Task brief |
Starting with the first line of the listing, quote each line exactly until and including the one with "import plotly.graph_objects as go", leaving pictures out.

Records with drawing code
-*-

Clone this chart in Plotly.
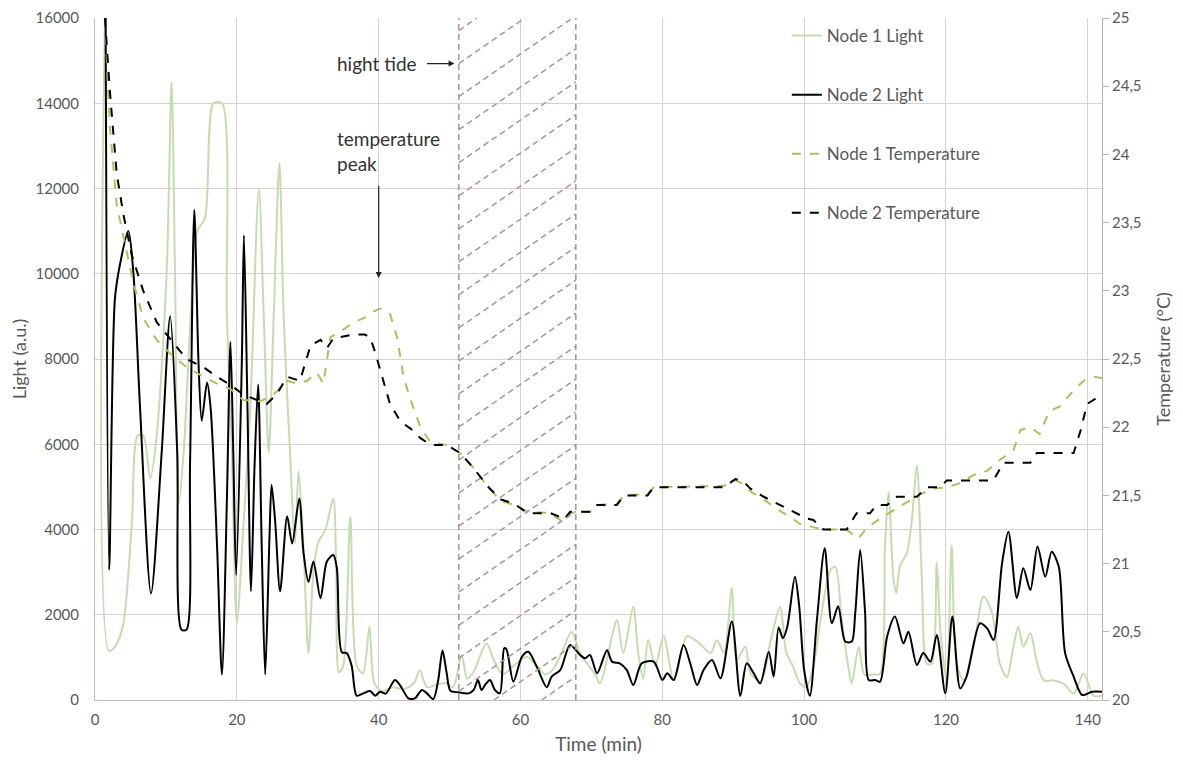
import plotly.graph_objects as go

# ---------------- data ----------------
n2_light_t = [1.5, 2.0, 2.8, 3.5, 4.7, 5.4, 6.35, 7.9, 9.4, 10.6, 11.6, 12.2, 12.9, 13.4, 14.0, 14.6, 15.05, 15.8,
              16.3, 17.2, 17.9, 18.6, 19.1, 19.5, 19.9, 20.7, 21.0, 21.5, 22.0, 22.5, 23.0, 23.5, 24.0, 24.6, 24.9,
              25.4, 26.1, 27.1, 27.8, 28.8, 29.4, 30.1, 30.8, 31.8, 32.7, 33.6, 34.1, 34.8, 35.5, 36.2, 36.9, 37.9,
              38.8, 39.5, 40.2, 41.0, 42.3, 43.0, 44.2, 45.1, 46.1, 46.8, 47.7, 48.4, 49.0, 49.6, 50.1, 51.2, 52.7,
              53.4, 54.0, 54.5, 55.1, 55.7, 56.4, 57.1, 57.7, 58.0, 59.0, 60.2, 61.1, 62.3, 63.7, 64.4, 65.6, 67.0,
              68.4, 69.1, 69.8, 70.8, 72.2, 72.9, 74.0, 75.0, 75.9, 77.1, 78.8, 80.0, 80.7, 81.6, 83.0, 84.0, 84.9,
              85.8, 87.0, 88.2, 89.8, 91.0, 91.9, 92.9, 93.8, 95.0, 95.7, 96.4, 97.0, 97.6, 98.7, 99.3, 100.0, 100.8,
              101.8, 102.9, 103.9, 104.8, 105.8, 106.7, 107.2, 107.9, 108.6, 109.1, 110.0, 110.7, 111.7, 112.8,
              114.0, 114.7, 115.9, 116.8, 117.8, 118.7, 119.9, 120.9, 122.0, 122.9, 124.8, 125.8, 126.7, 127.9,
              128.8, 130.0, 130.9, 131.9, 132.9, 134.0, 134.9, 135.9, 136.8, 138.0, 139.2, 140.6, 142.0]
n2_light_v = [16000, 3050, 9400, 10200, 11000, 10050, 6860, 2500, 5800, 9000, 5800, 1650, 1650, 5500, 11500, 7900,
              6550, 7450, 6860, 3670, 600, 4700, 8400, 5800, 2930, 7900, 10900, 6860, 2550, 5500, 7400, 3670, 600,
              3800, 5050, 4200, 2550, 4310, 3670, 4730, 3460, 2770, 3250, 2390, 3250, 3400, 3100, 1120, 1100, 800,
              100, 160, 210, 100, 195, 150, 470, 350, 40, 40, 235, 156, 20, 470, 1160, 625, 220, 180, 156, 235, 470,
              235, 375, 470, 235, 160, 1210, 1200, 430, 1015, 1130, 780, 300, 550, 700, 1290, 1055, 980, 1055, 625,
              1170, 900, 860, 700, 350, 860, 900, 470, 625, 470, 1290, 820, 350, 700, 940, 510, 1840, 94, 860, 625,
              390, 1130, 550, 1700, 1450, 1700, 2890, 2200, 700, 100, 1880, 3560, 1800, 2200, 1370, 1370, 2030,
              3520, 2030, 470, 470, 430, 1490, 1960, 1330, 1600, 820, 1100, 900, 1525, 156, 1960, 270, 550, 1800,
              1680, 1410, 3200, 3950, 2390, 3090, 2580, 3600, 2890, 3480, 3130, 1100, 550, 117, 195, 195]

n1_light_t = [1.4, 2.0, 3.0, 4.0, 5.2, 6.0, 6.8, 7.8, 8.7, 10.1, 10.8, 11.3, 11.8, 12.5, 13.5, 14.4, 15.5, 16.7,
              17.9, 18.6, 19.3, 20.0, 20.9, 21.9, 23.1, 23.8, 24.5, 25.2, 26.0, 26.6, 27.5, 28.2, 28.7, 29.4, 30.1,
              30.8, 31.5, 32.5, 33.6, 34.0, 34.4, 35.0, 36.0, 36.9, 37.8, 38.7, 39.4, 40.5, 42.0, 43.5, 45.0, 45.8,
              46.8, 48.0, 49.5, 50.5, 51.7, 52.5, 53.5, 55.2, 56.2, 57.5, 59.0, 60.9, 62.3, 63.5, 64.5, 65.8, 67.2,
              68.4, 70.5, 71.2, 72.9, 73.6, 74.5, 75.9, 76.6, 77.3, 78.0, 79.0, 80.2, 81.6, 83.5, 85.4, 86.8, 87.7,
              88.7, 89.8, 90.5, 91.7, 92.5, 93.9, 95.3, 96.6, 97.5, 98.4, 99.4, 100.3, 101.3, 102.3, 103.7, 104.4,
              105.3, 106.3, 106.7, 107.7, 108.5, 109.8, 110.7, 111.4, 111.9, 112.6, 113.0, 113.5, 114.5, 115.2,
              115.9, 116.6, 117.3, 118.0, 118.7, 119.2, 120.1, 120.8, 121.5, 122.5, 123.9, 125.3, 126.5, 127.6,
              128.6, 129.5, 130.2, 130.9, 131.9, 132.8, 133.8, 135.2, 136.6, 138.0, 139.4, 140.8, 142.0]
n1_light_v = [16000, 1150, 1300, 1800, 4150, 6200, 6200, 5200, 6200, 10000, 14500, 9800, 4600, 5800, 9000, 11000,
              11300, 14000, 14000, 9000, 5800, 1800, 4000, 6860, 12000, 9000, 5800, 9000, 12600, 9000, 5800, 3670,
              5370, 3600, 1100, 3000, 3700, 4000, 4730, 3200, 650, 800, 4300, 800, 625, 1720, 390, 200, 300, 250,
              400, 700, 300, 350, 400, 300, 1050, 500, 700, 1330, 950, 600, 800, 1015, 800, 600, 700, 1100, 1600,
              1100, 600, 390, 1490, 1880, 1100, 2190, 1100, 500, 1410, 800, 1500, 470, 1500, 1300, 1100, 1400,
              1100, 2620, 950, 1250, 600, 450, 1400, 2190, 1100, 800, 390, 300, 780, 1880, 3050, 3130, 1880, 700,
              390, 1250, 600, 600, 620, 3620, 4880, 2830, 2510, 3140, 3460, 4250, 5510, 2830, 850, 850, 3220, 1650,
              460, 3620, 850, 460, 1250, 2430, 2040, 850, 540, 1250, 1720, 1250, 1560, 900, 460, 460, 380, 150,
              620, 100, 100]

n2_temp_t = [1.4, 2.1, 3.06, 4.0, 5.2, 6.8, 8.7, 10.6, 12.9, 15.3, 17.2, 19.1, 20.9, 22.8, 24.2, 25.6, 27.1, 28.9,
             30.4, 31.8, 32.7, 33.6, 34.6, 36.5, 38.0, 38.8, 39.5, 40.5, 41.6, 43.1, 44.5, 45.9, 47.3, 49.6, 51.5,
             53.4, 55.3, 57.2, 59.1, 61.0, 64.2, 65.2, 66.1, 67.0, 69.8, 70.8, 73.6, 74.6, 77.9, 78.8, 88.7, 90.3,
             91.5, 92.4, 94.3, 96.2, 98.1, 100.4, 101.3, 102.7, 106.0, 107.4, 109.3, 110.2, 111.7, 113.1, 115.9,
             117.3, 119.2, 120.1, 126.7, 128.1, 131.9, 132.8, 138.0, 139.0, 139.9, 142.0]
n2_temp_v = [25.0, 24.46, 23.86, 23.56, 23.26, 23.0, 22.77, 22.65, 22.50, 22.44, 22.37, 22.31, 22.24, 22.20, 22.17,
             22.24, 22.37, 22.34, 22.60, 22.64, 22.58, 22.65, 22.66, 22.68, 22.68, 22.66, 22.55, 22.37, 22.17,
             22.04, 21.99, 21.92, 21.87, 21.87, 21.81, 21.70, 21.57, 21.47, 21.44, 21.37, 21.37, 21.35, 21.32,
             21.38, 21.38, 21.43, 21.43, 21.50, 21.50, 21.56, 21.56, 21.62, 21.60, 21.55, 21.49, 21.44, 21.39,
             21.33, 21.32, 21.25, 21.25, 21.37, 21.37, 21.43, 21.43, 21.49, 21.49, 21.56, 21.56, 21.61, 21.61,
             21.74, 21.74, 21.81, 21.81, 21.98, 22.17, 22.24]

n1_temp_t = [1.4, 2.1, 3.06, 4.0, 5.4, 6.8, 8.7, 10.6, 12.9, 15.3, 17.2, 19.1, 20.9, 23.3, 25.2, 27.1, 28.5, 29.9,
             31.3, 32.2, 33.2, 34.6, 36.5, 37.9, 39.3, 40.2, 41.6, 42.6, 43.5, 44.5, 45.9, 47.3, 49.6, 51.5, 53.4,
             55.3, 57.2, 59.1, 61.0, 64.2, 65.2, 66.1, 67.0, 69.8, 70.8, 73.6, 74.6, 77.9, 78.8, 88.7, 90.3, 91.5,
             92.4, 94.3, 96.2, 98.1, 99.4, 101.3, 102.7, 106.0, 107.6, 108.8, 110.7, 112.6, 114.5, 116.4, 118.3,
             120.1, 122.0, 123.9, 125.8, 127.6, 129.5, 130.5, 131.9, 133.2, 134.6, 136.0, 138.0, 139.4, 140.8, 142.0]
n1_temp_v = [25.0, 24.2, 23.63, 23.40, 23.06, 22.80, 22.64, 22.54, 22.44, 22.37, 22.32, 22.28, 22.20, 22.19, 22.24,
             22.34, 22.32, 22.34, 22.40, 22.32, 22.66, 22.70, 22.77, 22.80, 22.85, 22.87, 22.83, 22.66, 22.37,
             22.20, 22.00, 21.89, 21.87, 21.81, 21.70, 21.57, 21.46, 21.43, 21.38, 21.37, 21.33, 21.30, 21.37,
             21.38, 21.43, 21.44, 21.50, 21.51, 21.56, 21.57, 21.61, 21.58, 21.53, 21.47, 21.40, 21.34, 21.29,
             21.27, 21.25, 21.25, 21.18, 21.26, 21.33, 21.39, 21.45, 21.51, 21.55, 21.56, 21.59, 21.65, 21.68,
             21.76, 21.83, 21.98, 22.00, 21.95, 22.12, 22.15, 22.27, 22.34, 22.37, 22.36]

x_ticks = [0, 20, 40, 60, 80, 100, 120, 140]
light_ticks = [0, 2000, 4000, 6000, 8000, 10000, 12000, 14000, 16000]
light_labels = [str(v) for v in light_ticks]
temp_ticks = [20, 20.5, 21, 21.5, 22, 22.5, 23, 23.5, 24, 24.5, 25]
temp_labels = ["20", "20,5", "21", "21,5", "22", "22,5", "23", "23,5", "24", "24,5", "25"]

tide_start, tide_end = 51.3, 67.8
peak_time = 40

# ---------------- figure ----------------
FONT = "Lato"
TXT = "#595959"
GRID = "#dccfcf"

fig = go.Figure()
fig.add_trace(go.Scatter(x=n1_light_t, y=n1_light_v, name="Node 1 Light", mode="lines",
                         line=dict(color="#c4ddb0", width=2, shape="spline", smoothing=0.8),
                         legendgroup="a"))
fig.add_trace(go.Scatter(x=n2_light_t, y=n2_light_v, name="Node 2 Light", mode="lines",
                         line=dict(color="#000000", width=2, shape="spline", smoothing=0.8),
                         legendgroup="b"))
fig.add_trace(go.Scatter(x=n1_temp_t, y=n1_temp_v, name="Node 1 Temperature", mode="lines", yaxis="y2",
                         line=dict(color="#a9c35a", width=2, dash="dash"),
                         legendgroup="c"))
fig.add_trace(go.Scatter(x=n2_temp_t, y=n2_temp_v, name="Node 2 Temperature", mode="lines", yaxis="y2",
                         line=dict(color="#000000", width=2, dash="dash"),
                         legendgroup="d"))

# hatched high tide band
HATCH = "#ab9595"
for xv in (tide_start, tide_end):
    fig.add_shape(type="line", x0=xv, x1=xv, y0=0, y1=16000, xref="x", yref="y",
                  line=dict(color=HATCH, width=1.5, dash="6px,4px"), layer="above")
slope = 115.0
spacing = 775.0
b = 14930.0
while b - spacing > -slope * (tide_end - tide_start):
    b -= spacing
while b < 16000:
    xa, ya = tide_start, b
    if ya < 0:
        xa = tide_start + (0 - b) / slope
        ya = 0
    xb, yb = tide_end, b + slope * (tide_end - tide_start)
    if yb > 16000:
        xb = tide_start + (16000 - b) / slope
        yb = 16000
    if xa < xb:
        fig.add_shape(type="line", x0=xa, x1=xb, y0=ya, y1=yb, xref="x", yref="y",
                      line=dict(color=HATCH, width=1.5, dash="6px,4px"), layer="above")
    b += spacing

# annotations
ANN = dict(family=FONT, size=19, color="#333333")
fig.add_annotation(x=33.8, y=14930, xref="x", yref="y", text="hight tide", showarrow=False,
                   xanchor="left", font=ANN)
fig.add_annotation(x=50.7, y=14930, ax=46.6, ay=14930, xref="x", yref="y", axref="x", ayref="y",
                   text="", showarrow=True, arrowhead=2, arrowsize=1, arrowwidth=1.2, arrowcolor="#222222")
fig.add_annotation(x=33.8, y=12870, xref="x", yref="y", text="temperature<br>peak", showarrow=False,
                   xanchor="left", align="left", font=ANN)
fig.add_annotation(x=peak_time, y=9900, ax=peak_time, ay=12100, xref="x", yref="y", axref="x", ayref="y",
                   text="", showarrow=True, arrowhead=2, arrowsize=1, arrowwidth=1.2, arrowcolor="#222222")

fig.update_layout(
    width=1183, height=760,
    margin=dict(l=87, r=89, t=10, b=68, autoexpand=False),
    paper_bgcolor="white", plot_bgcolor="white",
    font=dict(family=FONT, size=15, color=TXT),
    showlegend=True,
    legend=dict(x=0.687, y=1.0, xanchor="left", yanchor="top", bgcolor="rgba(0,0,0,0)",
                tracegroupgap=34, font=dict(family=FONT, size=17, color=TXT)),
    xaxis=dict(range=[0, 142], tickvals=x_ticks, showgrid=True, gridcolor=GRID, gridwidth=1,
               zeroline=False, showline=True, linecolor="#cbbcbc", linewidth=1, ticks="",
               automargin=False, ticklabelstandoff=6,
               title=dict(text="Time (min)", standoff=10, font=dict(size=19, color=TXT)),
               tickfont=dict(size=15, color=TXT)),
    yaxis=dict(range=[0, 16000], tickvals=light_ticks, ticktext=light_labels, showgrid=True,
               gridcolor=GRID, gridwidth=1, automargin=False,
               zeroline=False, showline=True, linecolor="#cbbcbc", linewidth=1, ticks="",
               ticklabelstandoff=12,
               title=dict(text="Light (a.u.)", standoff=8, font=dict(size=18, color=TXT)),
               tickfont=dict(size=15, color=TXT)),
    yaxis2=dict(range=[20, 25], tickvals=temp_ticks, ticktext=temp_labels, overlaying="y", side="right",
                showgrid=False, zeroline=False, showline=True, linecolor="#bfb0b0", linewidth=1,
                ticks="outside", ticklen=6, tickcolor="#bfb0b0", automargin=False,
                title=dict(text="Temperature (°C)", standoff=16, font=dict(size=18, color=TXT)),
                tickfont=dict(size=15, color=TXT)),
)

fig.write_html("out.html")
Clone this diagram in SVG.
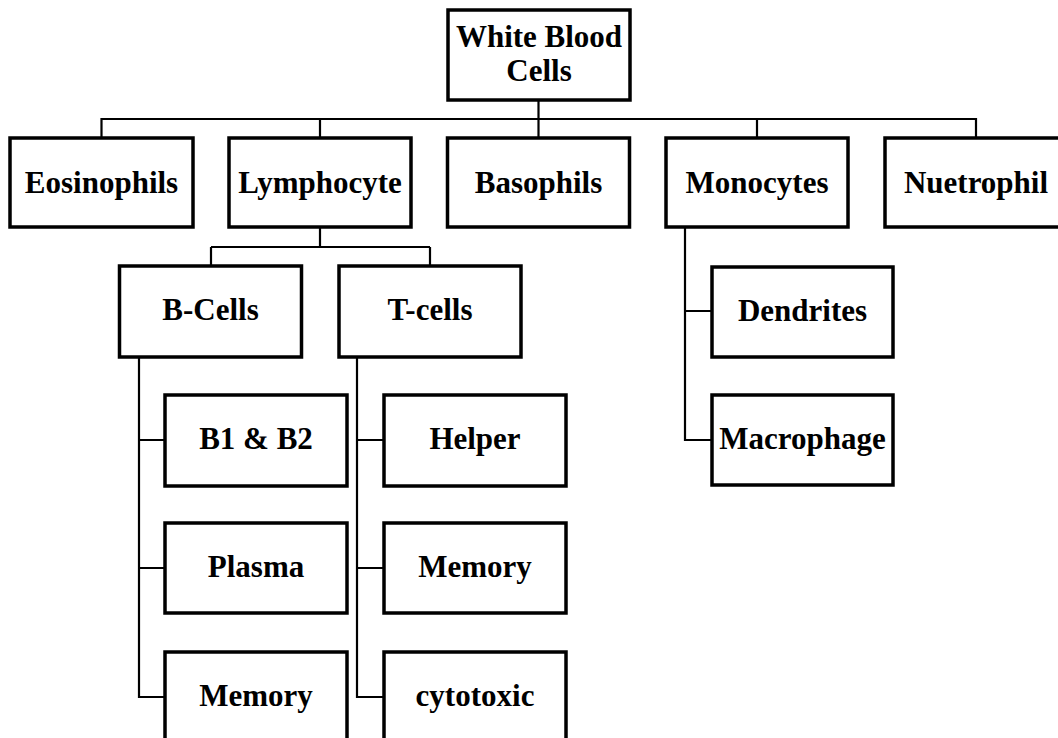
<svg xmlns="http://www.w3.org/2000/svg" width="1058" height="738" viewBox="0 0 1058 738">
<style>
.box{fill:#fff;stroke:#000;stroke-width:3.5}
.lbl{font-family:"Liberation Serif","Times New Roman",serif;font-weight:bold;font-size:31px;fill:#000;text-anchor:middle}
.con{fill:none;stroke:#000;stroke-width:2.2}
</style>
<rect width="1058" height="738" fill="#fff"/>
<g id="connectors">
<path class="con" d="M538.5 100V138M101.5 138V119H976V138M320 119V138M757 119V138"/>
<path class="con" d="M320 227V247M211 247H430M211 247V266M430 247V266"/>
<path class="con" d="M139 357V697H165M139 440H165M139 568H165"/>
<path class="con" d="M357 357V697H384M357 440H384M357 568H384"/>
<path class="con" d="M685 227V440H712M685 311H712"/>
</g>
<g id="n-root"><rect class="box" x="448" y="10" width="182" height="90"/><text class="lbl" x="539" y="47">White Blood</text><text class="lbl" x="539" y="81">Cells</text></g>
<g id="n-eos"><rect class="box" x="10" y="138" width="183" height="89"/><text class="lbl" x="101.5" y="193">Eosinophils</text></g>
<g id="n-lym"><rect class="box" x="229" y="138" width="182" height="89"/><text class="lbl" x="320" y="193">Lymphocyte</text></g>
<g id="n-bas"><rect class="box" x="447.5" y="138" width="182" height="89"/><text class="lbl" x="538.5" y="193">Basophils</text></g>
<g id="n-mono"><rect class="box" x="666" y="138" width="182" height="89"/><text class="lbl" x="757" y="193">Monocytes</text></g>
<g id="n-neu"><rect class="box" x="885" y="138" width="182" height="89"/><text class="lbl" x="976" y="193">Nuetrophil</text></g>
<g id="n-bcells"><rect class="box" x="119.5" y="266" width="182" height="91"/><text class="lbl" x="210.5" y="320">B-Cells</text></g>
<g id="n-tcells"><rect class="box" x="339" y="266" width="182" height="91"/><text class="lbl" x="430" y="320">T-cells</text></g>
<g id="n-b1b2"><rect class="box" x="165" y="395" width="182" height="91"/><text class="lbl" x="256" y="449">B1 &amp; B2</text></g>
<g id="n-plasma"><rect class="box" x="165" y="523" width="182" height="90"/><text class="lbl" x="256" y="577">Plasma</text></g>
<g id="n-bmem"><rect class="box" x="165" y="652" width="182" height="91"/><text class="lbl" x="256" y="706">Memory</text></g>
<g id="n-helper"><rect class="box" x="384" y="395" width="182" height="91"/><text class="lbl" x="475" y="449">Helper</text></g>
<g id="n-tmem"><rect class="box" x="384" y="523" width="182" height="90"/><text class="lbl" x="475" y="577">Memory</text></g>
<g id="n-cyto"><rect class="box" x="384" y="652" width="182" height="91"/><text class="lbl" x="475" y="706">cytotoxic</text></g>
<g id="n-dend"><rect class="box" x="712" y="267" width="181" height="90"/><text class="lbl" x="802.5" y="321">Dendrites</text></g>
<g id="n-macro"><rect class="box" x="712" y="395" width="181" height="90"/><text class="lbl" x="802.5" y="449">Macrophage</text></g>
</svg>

-*-

Written response |
Clone this chart in Plotly.
import plotly.graph_objects as go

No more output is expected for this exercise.